I had an interesting/morbid thought rocess this morning.

You see a few things are happening around me at the moment which has made me wonder about life and death and its cycle, and families etc.

I lost both my Nana and Grandpa on my dads side, then following Nan, We lost Nikita. Granted there was a little "unknown" angel inbetween but as far as meeting people in your family they were my three int he last 7-8 years.

Now some would call this a coincidence but I personally do not beielev in coincidences and am taking this as a "sign"

I have been wondering about and litereally praying for AF to come so we can start TTC. I am on day 3? maybe 4 without looking at the calander ... and around the same time my Poppy has gone from a bad to worse situation and we are litereally waiting for him to die.

So something my MIL said to me last year jus before DD was born "someone always dies before another life is given" (not her exact words but the general feel).

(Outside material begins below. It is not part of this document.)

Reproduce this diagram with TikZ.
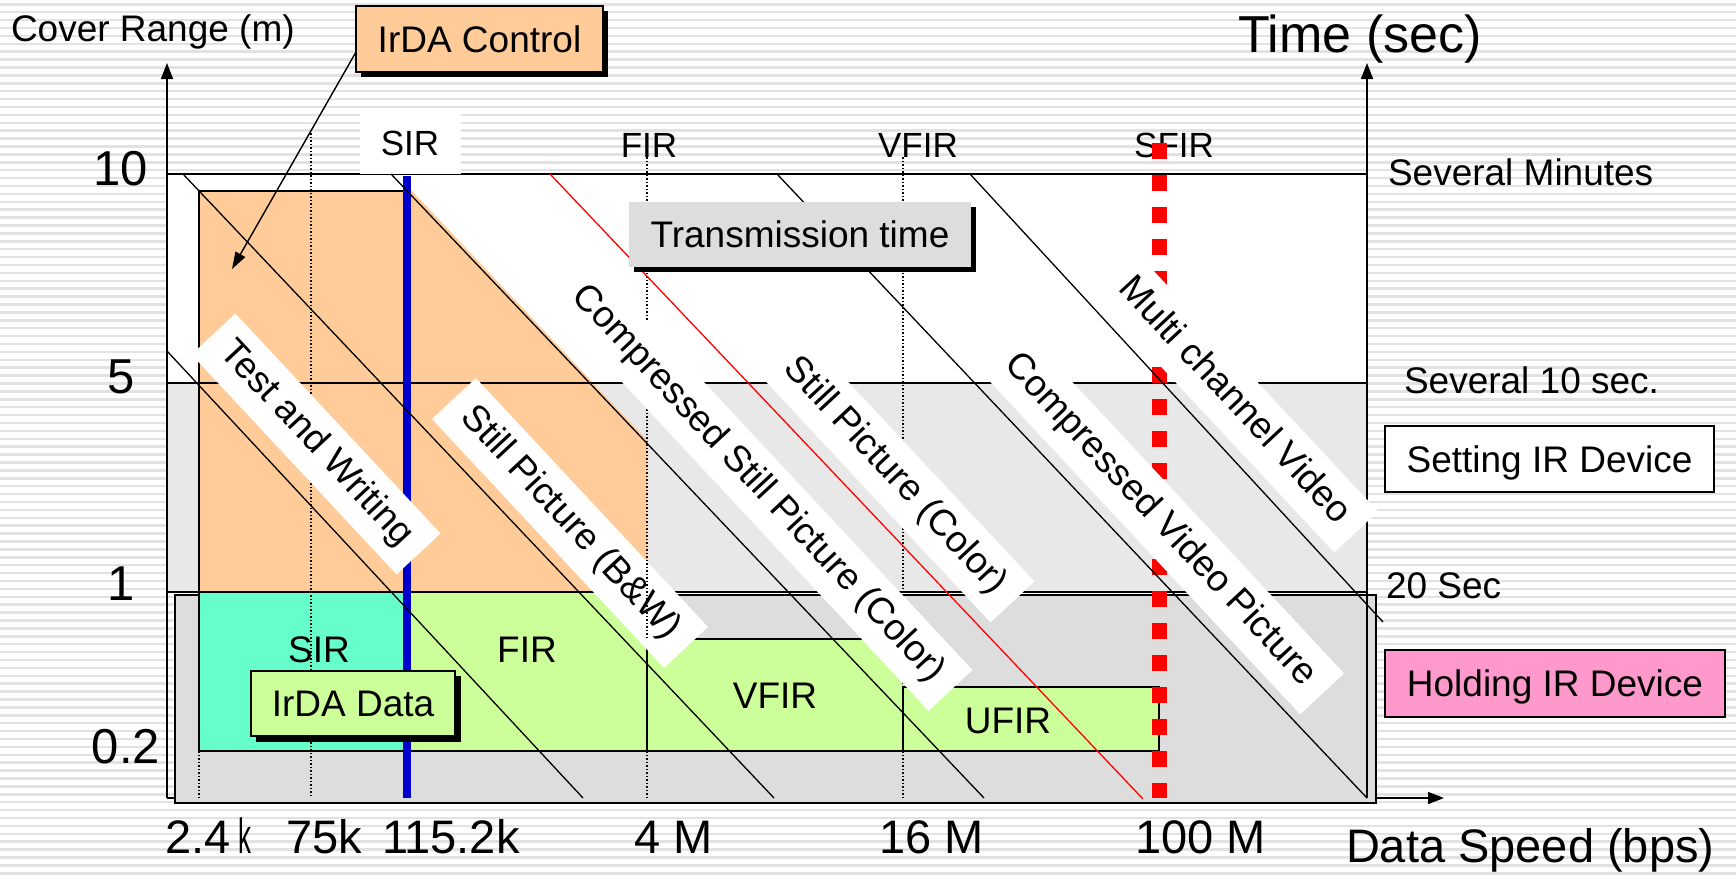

It seemed fairly morbid at the time but NOW I am beginning to wonder about this.

We are not ready right this very second to TTC but it won't be too far either.

My thought was, Maybe there are only so many people "allowed" into a family? like the old saying goes as one door closes another will open ....

Does this make any sense? Am I being too morbid for some?

I do believe somewhat in reincarnation so hence my writing this I guess.

I hope I have not offended anyone, it was just a thought that has been bugging me all day.